C: Why does the province not see this as a problem?

SW: All I can tell you is I view it as a problem.

C: It has to be one of your biggest frustrations as a police officer.

SW: Absolutely it is.

C: In a typical shift, how much time are RCMP officers spending on paperwork and not actually hunting criminals or preventing crime?

SW: It's an incredible amount and every year it seems to grow as further requirements are placed upon us. Case in point, body-worn cameras are going to come to Prince George, likely in October, so our frontline members are going to have to take the segments of video they record and they're going to have to mark part of those recordings for redaction for support staff to do that. But obviously, only the people there know what's relevant and what needs to be redacted, so it does take a bit more of their time. It will add to their workload.

C: The so-called catch-and-release Criminal Code changes introduced by the federal government in 2019, that’s got to be a sore spot with you. It’s one thing most Canadians complain about, that violent offenders and repeat criminals caught in the act are being let go right away.

SW: Absolutely, it’s extremely frustrating. They've increased electronic monitoring and that sounds great, in theory, but there's a lot of issues with that program with the functionality of the equipment oftentimes.

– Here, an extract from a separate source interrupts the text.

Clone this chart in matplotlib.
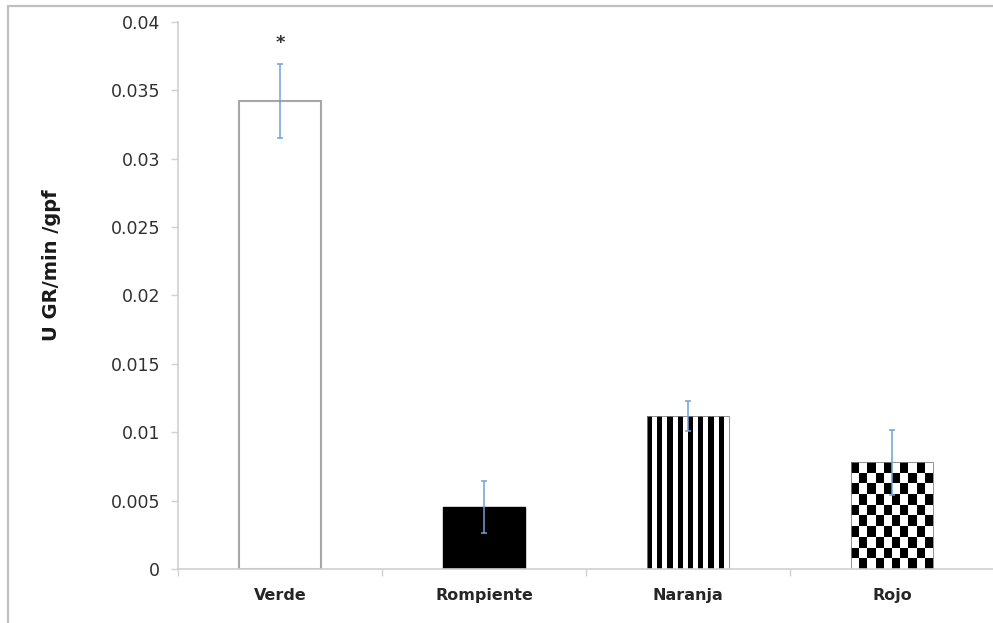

We found some very serious violent crimes over the last couple of years where multiple offenders have been already on electronic monitoring, so it's not even remotely the same as having someone remanded in custody. It's a huge problem, those changes.

C: In March, you spoke publicly about the growing influence of Lower Mainland gangs on crime in Prince George. How has that changed the face of the city?

SW: Over the last couple of years it definitely has been a key driver in a lot of our significant violent events, in many of our homicides and serious assaults as those individuals either struggle to push into the market or just assert their dominance within the illicit drug market up here. So yeah, we continue to see those individuals related to those criminal organization organizations coming up here to Prince George and surrounding communities like Quesnel.

C: Compared to other similar-sized cities in Canada, is Prince George one of the worst for crime?

SW: That's what the crime statistics bear out. When you look at comparator communities in B.C., maybe Nanaimo, Kamloops for roughly the same population size, we have higher crime rates here in Prince George and I think that's traditionally always kind of been the way. Northern communities in most provinces typically have higher crime rates. Usually when the crime severity index numbers come out from Statistics Canada, we're up fairly high. One bright spot, though, I think kind of the increase in resources that we've been able to secure with the mayor and council over the last few years, we've seen a decrease in our file load per member and our crime rates and we've actually fallen on the CSI list from Statistic Canada. We're still very high on it, but we have managed to comparatively move down on that list. It's given us the capacity to bolster our downtown safety unit to focus more on repeat violent offenders.

C: When you look back on your RCMP career, what stands out as a highlight?

SW: I think that would be having worked with city leaders and administration on the policing resource review in 2022 and developing a plan to implement the path forward to add additional resources to the detachment. Given the high crime rate in the city, it was a priority for me to lower the very high caseload experienced by members at the detachment. Reducing the caseload is critical to ensuring the well-being of our members and creating the capacity to provide a higher level of policing service to the public.

C: So now that you’re retired, what are your plans?

SW: I don't plan to do too much, at least for kind of the first six months or year. My wife and I have lived up here about eight years. We came up from the Lower Mainland and we always talk about these places we want to go in the north and see and with work and everything, we haven't gotten to most of them. So we're going to spend some time travelling around and seeing the nature and beauty of the north over the next few years.